Pearce describes Beast’s filming process as being pleasingly collaborative. “It’s amazing if you open up that door as a director, and you want to engage your actors into being filmmakers, not just performers performing your dialogue,” he says. “It can become creatively very connected and you start to build and feed off each other’s ideas.”

Appropriately, it’s at this point that Beast’s lead Buckley, who’s been at the adjacent table enjoying rounds of toast and raspberry jam, joins in the conversation. “There was a real energy on set,” she adds. “Moll was an intense character but I never felt drained while playing her. I felt enlivened, and I felt that Michael was too. It felt like you were constantly adding new colours to the canvas and things were just coming to you. You were alive to what was happening around you instead of being stuck in a mindset.”

Beast (2017)

Beast (2017)

So far Pearce has described Beast as a love story, a thriller and a fairy tale. He throws another genre in for good measure, and the clue is in the title. “I wanted people to [think of the characters] like they’re animals. Whether subconsciously or consciously, I wanted to remind the audience that these are homosapiens, a species that are constantly trying to negotiate lots of big moral predicaments. I like films that remind us that we’re a species and we’re essentially advanced apes that grew up.”

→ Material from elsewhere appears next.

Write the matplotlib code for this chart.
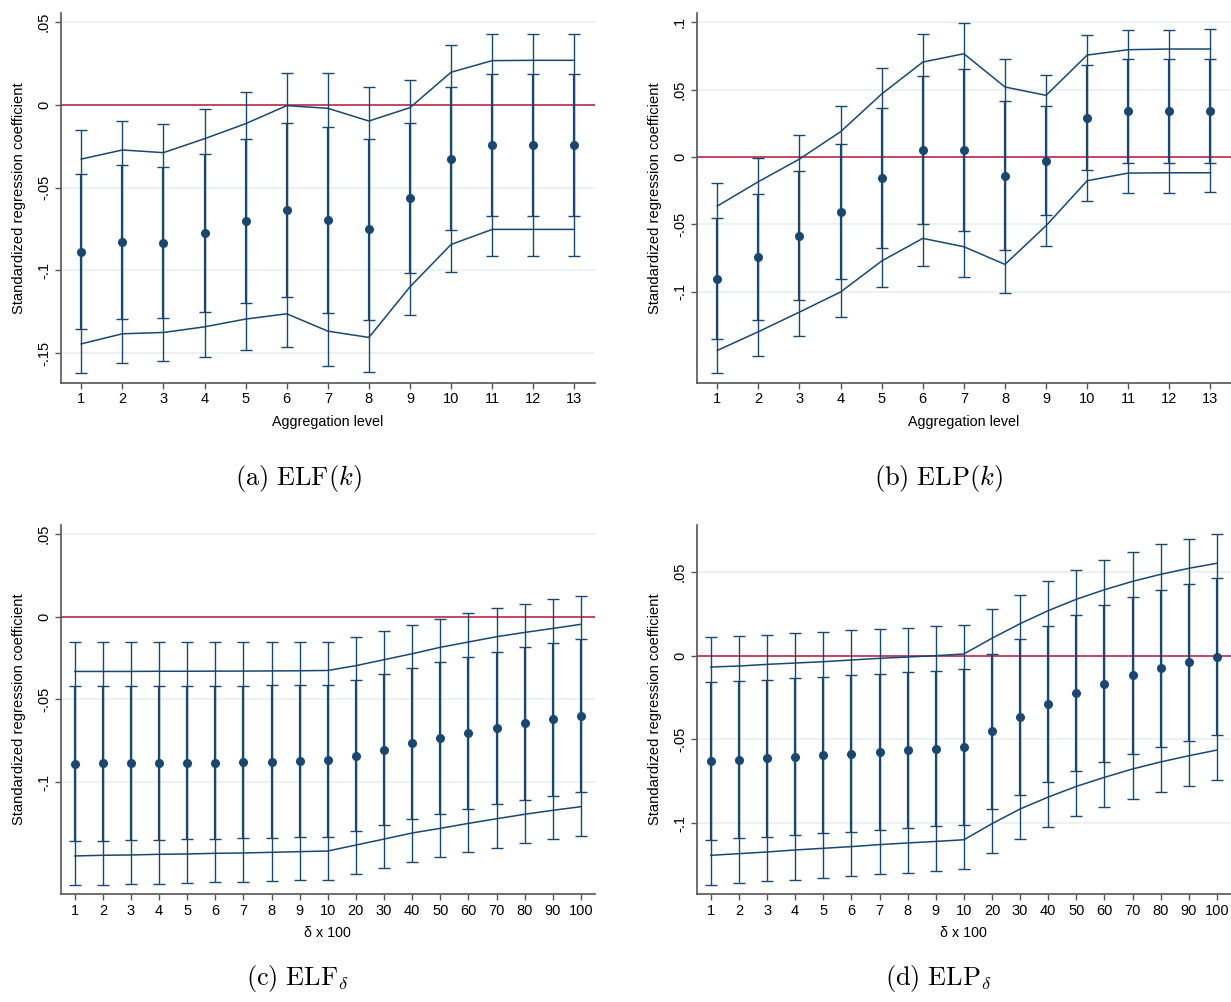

Capturing these homosapiens in their natural habitat is the talented cinematographer Benjamin Kracun, who shot Paul Wright’s evocative psychodrama For Those in Peril (2013) and Gerard Johnson’s searing crime picture Hyena (2014). “I was talking to [Ben] about how we should shoot the scene, for example, where Pascal comes in and saves Moll with the gun,” recalls Pearce. “I said, ‘this is a wildlife documentary, we’re somewhere on the Serengeti and these are two different sized animals with different statuses.’”

“So you’re David Attenborough lurking in the bushes?” laughs Buckley.

“Yeah, totally,” says Pearce. “He’s as much a reference as Tarkovsky.”

We mention above that Beast belongs to the recent run of extraordinary British films in rural settings, but Pearce’s inventive use of genre separates his debut from the social-realist styles of Lee and Dickson Leach. A closer comparison is the impressionistic and internal cinema of Lynne Ramsay, where a touch, a look or a glance can transform a familiar genre trope into something more personal and poetic.

“My deeper taste is for films that root the audience into the subjectivity of the character; to be in a full immersion,” says Pearce. “That’s why I like people like Ramsay and Jacques Audiard so much. [Audiard’s] not making a statement film about crime in Paris or the French prison system. Within the first three shots of his movies, you’re locked in. I’m always struck by that – that cinema has the ability to take you inside the skin of a character.”